What is being asked
Only the lines from the one containing "Give me the" through the one containing "import * as" are to be copied, exactly and with both ends kept.

Data in this exercise

------------------------------

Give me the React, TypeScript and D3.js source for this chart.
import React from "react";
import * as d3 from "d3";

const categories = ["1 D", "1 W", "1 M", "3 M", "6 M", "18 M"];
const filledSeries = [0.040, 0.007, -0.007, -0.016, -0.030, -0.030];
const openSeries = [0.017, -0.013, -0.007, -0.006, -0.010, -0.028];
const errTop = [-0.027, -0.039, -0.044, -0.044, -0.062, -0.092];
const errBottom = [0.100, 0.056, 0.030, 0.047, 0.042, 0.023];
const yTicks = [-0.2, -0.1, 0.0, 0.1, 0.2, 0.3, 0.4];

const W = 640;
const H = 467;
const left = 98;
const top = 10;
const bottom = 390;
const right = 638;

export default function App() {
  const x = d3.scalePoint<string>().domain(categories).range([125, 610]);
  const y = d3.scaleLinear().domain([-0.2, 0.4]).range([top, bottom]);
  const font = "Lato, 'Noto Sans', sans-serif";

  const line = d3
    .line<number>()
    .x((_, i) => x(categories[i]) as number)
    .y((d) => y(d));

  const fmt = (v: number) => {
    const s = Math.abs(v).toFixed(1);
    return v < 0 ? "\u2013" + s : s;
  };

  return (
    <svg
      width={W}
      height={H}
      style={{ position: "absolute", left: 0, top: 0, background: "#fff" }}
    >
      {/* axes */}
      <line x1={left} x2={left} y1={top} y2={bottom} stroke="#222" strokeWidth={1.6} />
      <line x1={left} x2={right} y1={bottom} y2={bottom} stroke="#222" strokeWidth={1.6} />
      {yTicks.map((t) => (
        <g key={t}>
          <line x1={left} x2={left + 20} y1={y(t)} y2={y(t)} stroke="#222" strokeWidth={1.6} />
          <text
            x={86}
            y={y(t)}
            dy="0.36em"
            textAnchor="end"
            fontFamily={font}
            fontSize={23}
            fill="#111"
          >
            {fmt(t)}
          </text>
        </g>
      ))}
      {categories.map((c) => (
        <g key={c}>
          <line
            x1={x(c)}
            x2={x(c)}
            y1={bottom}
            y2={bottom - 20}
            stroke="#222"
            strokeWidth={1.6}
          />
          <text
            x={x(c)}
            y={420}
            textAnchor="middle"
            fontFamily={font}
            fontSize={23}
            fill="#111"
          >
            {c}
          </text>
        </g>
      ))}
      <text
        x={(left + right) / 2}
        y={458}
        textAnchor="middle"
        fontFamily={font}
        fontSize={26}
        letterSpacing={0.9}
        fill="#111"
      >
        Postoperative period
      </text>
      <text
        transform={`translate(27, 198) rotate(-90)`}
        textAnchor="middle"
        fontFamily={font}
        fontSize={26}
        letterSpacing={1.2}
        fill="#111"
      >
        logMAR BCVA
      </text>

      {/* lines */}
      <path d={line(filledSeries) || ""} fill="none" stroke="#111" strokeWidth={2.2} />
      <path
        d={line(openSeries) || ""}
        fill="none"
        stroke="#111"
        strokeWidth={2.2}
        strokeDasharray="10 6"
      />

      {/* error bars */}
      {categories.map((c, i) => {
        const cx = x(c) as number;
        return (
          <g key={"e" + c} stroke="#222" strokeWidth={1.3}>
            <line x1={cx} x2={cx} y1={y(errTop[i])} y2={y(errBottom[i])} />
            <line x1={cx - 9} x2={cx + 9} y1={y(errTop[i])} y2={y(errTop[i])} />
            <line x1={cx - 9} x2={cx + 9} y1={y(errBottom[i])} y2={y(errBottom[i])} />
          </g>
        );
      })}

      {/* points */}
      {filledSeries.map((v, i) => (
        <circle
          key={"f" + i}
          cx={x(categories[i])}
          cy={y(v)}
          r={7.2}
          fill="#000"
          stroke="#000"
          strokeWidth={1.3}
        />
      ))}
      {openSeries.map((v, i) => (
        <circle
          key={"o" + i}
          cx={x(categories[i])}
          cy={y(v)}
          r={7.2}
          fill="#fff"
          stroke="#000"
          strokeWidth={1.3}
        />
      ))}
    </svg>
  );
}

------------------------------

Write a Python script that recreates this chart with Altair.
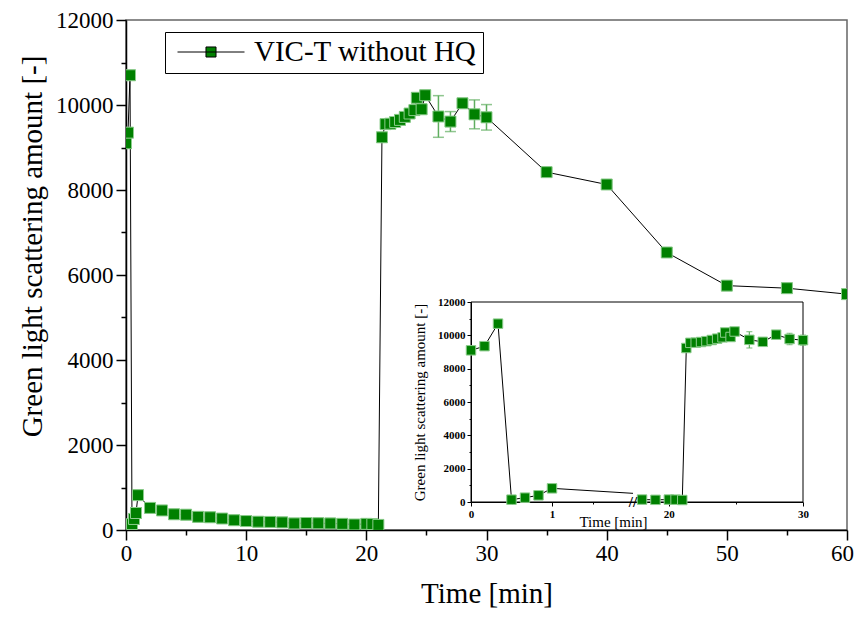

------------------------------

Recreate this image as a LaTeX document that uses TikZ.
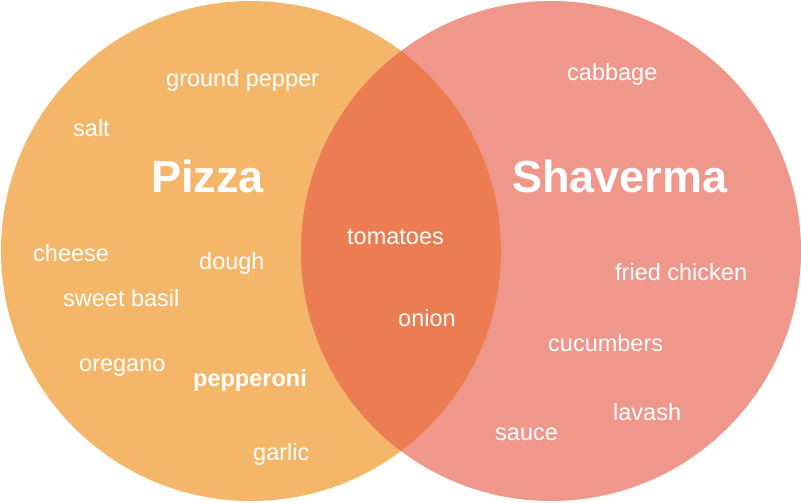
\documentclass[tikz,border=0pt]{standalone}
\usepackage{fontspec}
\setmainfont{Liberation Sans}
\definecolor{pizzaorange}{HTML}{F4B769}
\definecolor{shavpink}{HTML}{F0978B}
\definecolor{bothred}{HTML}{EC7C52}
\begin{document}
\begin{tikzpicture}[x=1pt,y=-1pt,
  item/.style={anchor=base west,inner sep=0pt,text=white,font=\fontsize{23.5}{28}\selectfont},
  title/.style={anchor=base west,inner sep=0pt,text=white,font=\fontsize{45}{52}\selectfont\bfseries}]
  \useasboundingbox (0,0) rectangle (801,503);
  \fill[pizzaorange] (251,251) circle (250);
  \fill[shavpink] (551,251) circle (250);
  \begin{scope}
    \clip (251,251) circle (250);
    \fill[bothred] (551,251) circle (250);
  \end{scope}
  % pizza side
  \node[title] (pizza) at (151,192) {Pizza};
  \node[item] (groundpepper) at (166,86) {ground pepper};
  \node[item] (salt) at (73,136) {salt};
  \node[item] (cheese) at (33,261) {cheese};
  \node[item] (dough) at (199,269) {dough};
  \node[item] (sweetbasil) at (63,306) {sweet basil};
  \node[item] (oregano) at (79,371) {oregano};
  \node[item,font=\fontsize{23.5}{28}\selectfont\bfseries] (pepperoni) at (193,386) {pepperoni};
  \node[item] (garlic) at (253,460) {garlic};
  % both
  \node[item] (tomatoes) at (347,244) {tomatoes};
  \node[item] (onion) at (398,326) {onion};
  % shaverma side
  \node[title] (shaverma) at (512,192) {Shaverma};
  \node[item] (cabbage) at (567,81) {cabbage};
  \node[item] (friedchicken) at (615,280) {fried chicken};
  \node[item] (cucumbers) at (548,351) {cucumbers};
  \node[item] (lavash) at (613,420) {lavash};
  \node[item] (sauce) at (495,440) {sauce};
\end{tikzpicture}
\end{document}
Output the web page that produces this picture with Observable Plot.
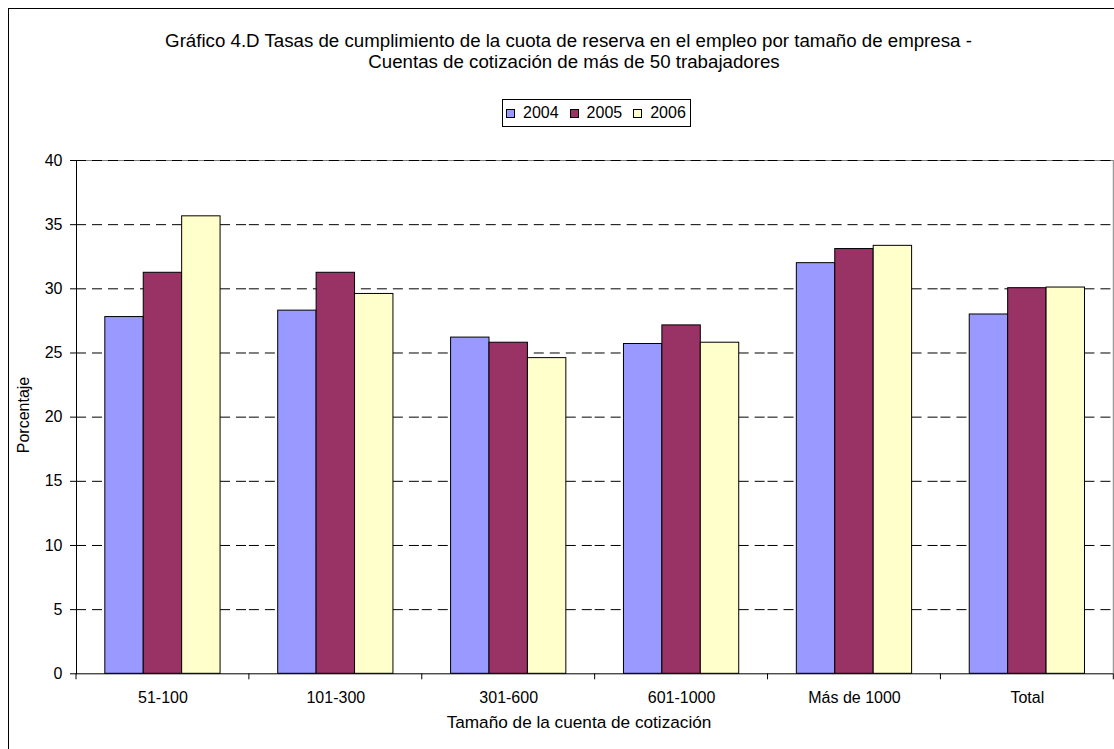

------------------------------

Output below
Give me the React, TypeScript and D3.js source for this chart.
import React from "react";
import * as d3 from "d3";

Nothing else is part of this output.